Drex e a reviravolta na blockchain: O futuro do Real Digital mudou?

O Drex, projeto ambicioso do Banco Central para criar o Real Digital, era sinônimo de uma revolução baseada em blockchain. No entanto, uma mudança de rota surpreendeu o mercado: a tecnologia de registro distribuído (DLT), pilar do projeto, foi colocada em segundo plano. Mas isso significa o fim do sonho de um sistema financeiro tokenizado no Brasil? Calma, a história é mais complexa e pragmática do que parece.
A grande mudança de planos: Adeus (por enquanto) à blockchain complexa
O plano original era ousado: construir toda a infraestrutura do Drex sobre uma rede blockchain permissionada, a Hyperledger Besu. Isso permitiria a criação de dinheiro programável, crédito direto entre pessoas e uma infinidade de operações financeiras inovadoras. Contudo, o Banco Central (BC) anunciou uma guinada estratégica.
Em vez de mergulhar de cabeça na complexidade da DLT, o foco agora será mais modesto e imediato: criar, até 2026, uma solução para reconciliação de gravames. Em termos simples, o objetivo é facilitar o uso de diferentes tipos de bens como garantia para operações de crédito, garantindo que todos os sistemas envolvidos “conversem” entre si de forma eficiente.
Por que a mudança? O desafio da privacidade na blockchain
Um dos maiores obstáculos encontrados pelo BC foi garantir a privacidade das transações dentro da rede Hyperledger Besu sem sacrificar a “programabilidade” — a capacidade de criar contratos inteligentes que executam operações automaticamente. Segundo Fabio Araujo, coordenador do Drex no BC, as soluções de privacidade testadas até agora, embora boas, ainda não estão maduras o suficiente para servirem de base para todo o sistema financeiro nacional.
- Desafio Técnico: Implementar uma solução de privacidade robusta na Hyperledger Besu se mostrou mais difícil do que o esperado.
- Necessidade de Testes: As ferramentas existentes precisam de mais desenvolvimento e adaptação para o nível de segurança exigido por um CBDC (Moeda Digital de Banco Central).
- Foco no Curto Prazo: O BC optou por entregar um serviço útil à população (facilitação de crédito) em um prazo menor, enquanto a tecnologia DLT amadurece.
Marcos Sarres, CEO da GoLedger, admitiu que a tecnologia Besu talvez não tenha sido a ideal para os requisitos do projeto, citando outras opções como a Hyperledger Fabric (já usada pela Receita Federal) que poderiam oferecer mais escalabilidade e privacidade nativas.
E o futuro da tokenização e do Drex?
A decisão do Banco Central não significa o abandono da tokenização ou da visão de longo prazo para o Drex.

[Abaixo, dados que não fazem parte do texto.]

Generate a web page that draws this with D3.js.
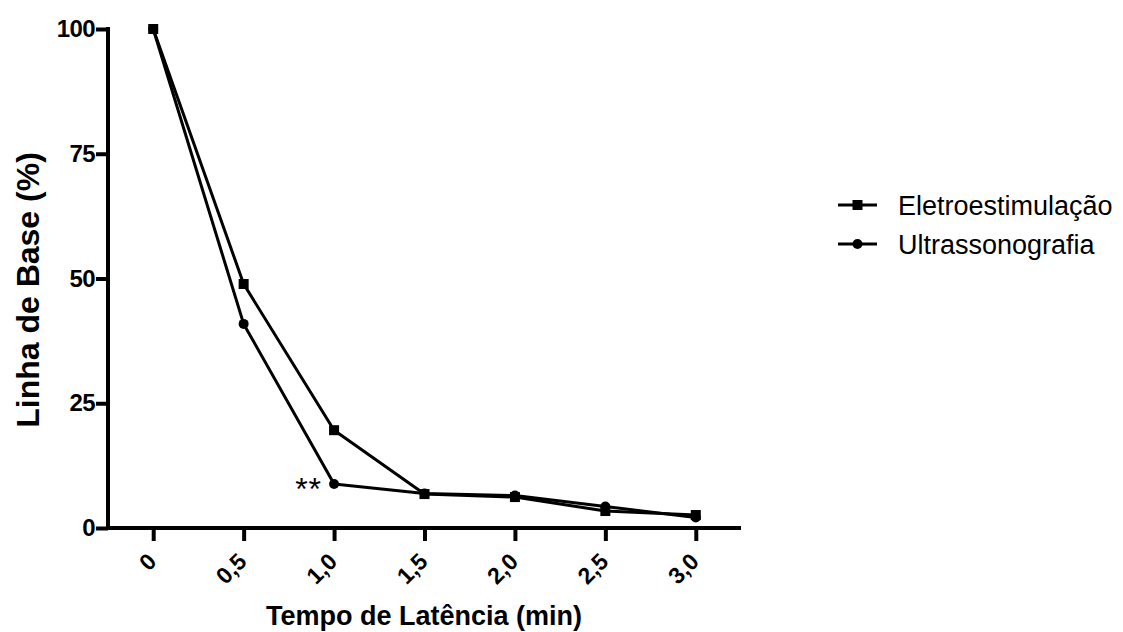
<!DOCTYPE html>
<html>
<head>
<meta charset="utf-8">
<script src="https://cdn.jsdelivr.net/npm/d3@7"></script>
<style>
  body { margin: 0; background: #fff; }
  svg { font-family: "Liberation Sans", Arial, sans-serif; }
</style>
</head>
<body>
<svg id="chart" width="1123" height="632"></svg>
<script>
// tempos (min) e valores
const tempos = [0, 0.5, 1.0, 1.5, 2.0, 2.5, 3.0]
const eletro = [100, 48.9, 19.6, 6.8, 6.2, 3.4, 2.6]
const ultra = [100, 40.9, 8.8, 6.9, 6.5, 4.3, 2.1]
const yTicks = [0, 25, 50, 75, 100]
const xLabels = ["0", "0,5", "1,0", "1,5", "2,0", "2,5", "3,0"]
const seriesNames = ["Eletroestimulação", "Ultrassonografia"]

const svg = d3.select("#chart")

const x = d3.scaleLinear().domain([-0.25, 3.25]).range([108, 741])
const y = d3.scaleLinear().domain([0, 100]).range([528, 29])

const fontFam = "Liberation Sans, Arial, sans-serif"

// eixo y
const yAxis = svg.append("g")
    .attr("transform", "translate(108,0)")
    .call(d3.axisLeft(y).tickValues(yTicks).tickSize(12).tickPadding(1))
yAxis.select(".domain").attr("d", `M0,${y(100) - 2}V${y(0)}`)
yAxis.selectAll("line, path").attr("stroke", "#000").attr("stroke-width", 4)
yAxis.selectAll("text")
    .attr("font-size", 24).attr("font-weight", "bold").attr("fill", "#000")
    .attr("font-family", fontFam)
    .attr("letter-spacing", -0.6)

// eixo x
const xAxis = svg.append("g")
    .attr("transform", `translate(0,${y(0)})`)
    .call(d3.axisBottom(x).tickValues(tempos).tickSize(13).tickFormat((d, i) => xLabels[i]))
xAxis.select(".domain").attr("d", `M${x(-0.25) - 2},0H${x(3.25)}`)
xAxis.selectAll("line, path").attr("stroke", "#000").attr("stroke-width", 4)
xAxis.selectAll("text")
    .attr("font-size", 23).attr("font-weight", "bold").attr("fill", "#000")
    .attr("font-family", fontFam)
    .attr("text-anchor", "end")
    .attr("dy", null)
    .attr("y", 0)
    .attr("transform", "translate(4,35) rotate(-45)")

// títulos dos eixos
svg.append("text")
    .attr("transform", "translate(39,290) rotate(-90)")
    .attr("text-anchor", "middle")
    .attr("font-size", 32).attr("font-weight", "bold")
    .text("Linha de Base (%)")

svg.append("text")
    .attr("x", 424).attr("y", 625)
    .attr("text-anchor", "middle")
    .attr("font-size", 27).attr("font-weight", "bold")
    .text("Tempo de Latência (min)")

const line = d3.line().x((d, i) => x(tempos[i])).y(d => y(d))

const plot = svg.append("g")

function drawSeries(vals, shape) {
    plot.append("path")
        .datum(vals)
        .attr("d", line)
        .attr("fill", "none")
        .attr("stroke", "#000")
        .attr("stroke-width", 3)
        .attr("stroke-linejoin", "round")
    if (shape == "square") {
        plot.selectAll(null).data(vals).enter().append("rect")
            .attr("x", (d, i) => x(tempos[i]) - 5)
            .attr("y", d => y(d) - 5)
            .attr("width", 10).attr("height", 10)
            .attr("fill", "#000")
    } else {
        plot.selectAll(null).data(vals).enter().append("circle")
            .attr("cx", (d, i) => x(tempos[i]))
            .attr("cy", d => y(d))
            .attr("r", 5)
            .attr("fill", "#000")
    }
}

drawSeries(eletro, "square")
drawSeries(ultra, "circle")

// significância
svg.append("text")
    .attr("x", x(1.0) - 12).attr("y", y(ultra[2]) + 16)
    .attr("text-anchor", "end")
    .attr("font-size", 32)
    .attr("letter-spacing", 1)
    .text("**")

// legenda
const legend = svg.append("g").attr("transform", "translate(838,205)")
seriesNames.forEach((name, i) => {
    const g = legend.append("g").attr("transform", `translate(0,${i * 39})`)
    g.append("line").attr("x1", 0).attr("x2", 39).attr("y1", 0).attr("y2", 0)
        .attr("stroke", "#000").attr("stroke-width", 3)
    if (i == 0) {
        g.append("rect").attr("x", 14.5).attr("y", -5).attr("width", 10).attr("height", 10)
    } else {
        g.append("circle").attr("cx", 19.5).attr("cy", 0).attr("r", 5)
    }
    g.append("text").attr("x", 60).attr("y", 10)
        .attr("font-size", 27)
        .text(name)
})
</script>
</body>
</html>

Pelo contrário, foi vista por grandes players do mercado como uma medida “pragmática e acertada”.
“A decisão do BC de fasear a implementação do projeto é pragmática e acertada. Mantém o projeto e a visão de longo prazo, mas divide a iniciativa em fases, de forma a atingir os objetivos à medida que a tecnologia ganha maturidade.”
André Portilho, chefe de ativos digitais do BTG Pactual.
Bancos como BTG Pactual, Inter e a própria Febraban (Federação Brasileira de Bancos) reforçaram seu compromisso com o projeto e com o avanço da tokenização no país. O aprendizado obtido nos testes até agora não foi perdido e continuará sendo aplicado em outras iniciativas de inovação.
Conclusão: Um passo para trás para dar dois à frente
A reviravolta no projeto Drex não é um retrocesso, mas sim um ajuste de curso estratégico. Ao priorizar uma entrega de valor mais rápida e tangível — a otimização do mercado de crédito —, o Banco Central ganha tempo para que a tecnologia blockchain amadureça e possa ser implementada com a segurança e a eficiência que uma economia do tamanho do Brasil exige.
O futuro do dinheiro continua digital e programável. A mudança no Drex apenas mostra que a jornada para essa nova realidade será construída com passos firmes e calculados, em vez de um salto único e arriscado. A revolução do Real Digital não foi cancelada, apenas dividida em capítulos mais realistas.